Though originally hailing from northern England, the Cribs (I'm told) call the Pacific Northwest their home now, and those cross-cultural leanings showed. Perhaps the most obvious examples were their brief homage to San Francisco's own J Church, as well as the film clip of Lee Ranaldo that played in the background against one of their tracks.
But the Stateside influences popped up in a subtler manner too, notably in their lean, brisk sound--bearing no resemblance to the bloated, stadium-ready production I often associate (rightly or wrongly) with British music. In a word, I'd describe them as scrappy, though songs such as "We Share the Same Skies" and "Be Safe" revealed layers of melody and tantalizing hooks as well. Then again, when Johnny Marr is stationed stage right, you know the gig won't be some two-chord travesty--you will hear real songs throughout the night.
It's no exaggeration that the Smiths (along with Duran Duran) ruled my teenage world, and their influence continues to be felt in my listening habits, especially in my lingering preference for sad, clever lyrics set to pretty guitar tunes. That alone would win my eternal fealty, but then Johnny had to work with even more artists I love and lend a hand with some of my favorite records. And I'll admit it doesn't hurt that he's resisted the offers for a Smiths reunion, even if my parents didn't let me see them play at the Henry J. Kaiser Convention Center in 1985. (I'm not bitter.) As a music nerd, I already owe Johnny a huge debt of gratitude for all his work over the years, but I'm more excited to discover that he isn't resting on his laurels and has plenty left to offer.
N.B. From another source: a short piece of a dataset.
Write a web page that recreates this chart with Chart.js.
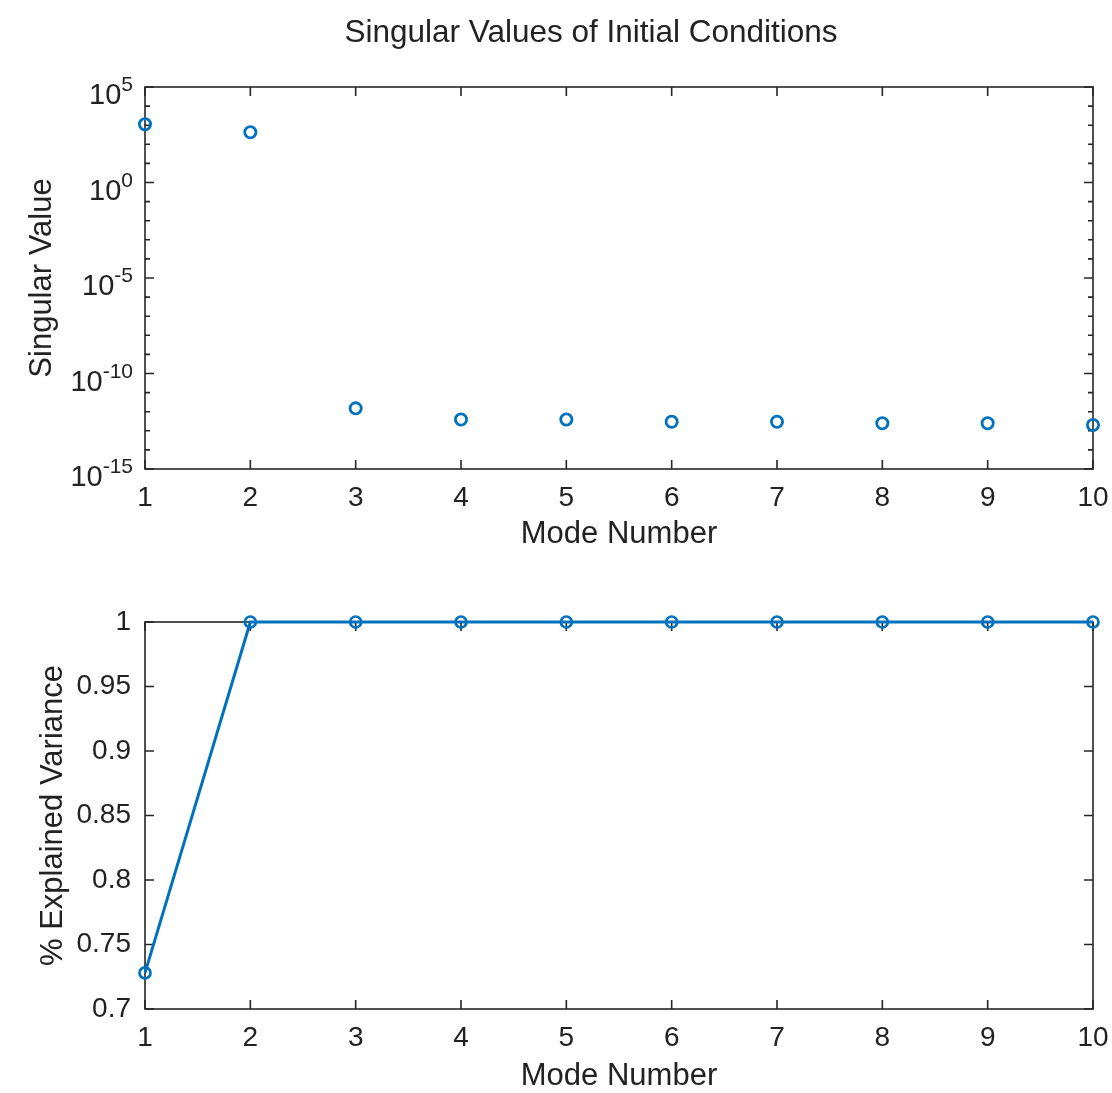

Previously, I caught Johnny on tour with Neil Finn in what would eventually result in the first 7 World Collide collaboration. Johnny's very participation was mind-blowing at the time, but he was more a sideman who took a couple of spotlight turns. This wasn't the case with the Cribs. Here, he was a part of the band, not calling out his presence in any way (even shooting down the drunk fool who barreled to the front in an attempt to give Johnny his hat), except where it counted: with some lovely harmonies and a truckload of gorgeous riffs.
As a kid, I listened to the Smiths for Morrissey's lyrics, but I eventually recognized the genius of the music and arrangements behind those words. Still, it didn't prepare me for what I heard at this show. The sheer variety of sounds coming from Johnny's guitar was mesmerizing: hard attacks, soft shadings, and so much in between. Certainly, the Jarman brothers deserve major props for their songwriting, but during the course of several songs, I mostly marveled at the eloquence and musicality Johnny brought to the table. These direct, fuss-free numbers bloomed with his contributions.
By the end of this gig, I came away with an ideal mix of emotions: the gratification of seeing a talented young band earning their stripes, the satisfaction of watching a master ply his trade, and the sheer spectacle of the delighted fans taking it all in. This won't be the last time, I'm sure.